Data:
......
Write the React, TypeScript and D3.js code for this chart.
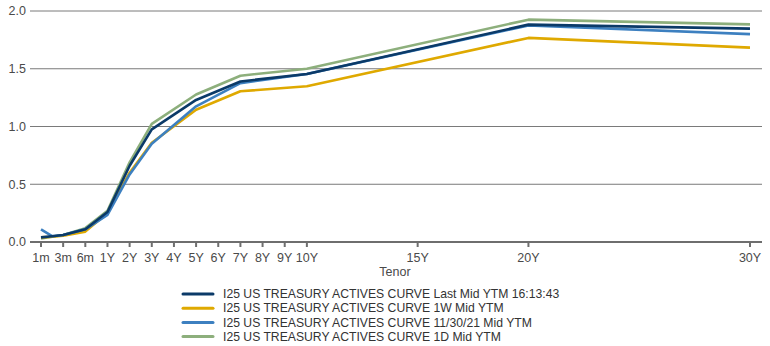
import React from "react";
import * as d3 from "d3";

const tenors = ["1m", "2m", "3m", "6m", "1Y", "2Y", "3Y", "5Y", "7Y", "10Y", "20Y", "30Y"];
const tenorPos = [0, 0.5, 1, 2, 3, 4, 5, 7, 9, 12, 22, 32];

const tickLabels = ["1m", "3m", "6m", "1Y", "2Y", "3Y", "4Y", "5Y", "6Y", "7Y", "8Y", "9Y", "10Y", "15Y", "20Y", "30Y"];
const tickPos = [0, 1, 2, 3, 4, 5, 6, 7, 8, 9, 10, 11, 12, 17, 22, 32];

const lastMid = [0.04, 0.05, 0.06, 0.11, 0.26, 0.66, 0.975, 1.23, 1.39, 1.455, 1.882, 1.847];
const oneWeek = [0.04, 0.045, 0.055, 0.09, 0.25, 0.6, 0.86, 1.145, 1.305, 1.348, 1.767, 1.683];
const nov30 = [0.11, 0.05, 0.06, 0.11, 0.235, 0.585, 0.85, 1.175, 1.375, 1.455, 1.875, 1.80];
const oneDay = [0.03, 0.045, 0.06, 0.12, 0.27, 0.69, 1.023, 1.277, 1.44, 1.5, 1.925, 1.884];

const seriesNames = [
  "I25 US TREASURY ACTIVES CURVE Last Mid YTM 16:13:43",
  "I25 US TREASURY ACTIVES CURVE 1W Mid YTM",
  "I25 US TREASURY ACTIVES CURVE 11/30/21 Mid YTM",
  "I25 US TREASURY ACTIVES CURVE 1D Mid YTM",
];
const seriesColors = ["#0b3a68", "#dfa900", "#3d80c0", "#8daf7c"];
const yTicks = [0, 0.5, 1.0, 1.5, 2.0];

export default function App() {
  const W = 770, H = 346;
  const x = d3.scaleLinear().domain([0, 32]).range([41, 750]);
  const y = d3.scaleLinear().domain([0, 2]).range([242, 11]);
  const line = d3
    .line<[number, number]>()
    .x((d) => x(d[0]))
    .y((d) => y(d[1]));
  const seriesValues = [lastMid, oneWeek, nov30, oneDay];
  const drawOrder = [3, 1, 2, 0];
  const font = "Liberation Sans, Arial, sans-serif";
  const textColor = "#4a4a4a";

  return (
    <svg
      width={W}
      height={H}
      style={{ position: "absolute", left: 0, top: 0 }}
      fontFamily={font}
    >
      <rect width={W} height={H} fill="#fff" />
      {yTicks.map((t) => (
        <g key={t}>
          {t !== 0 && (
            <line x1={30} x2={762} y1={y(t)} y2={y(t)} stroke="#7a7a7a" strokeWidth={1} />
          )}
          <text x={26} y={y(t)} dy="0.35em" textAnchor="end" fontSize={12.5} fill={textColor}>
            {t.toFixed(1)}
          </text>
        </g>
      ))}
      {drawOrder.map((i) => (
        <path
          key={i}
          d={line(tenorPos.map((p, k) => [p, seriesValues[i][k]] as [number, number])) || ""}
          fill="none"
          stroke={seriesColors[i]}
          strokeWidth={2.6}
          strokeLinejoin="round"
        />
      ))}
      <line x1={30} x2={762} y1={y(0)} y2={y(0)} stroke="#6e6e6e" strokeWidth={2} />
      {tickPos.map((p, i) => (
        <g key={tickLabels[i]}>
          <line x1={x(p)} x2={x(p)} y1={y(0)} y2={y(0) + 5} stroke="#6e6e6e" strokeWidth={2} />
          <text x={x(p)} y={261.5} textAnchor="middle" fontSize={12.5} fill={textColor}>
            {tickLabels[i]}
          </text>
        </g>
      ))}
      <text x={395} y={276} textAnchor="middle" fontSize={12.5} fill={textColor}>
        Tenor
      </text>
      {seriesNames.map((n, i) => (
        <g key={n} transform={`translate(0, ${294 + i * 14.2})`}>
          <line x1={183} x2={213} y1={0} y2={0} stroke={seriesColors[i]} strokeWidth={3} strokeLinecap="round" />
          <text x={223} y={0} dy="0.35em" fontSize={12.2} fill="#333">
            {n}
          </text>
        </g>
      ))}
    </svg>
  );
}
......
Challenge:
What is the number of lines in this listing that contain the word "React"? Answer with that number and nothing else.

Written solution:
2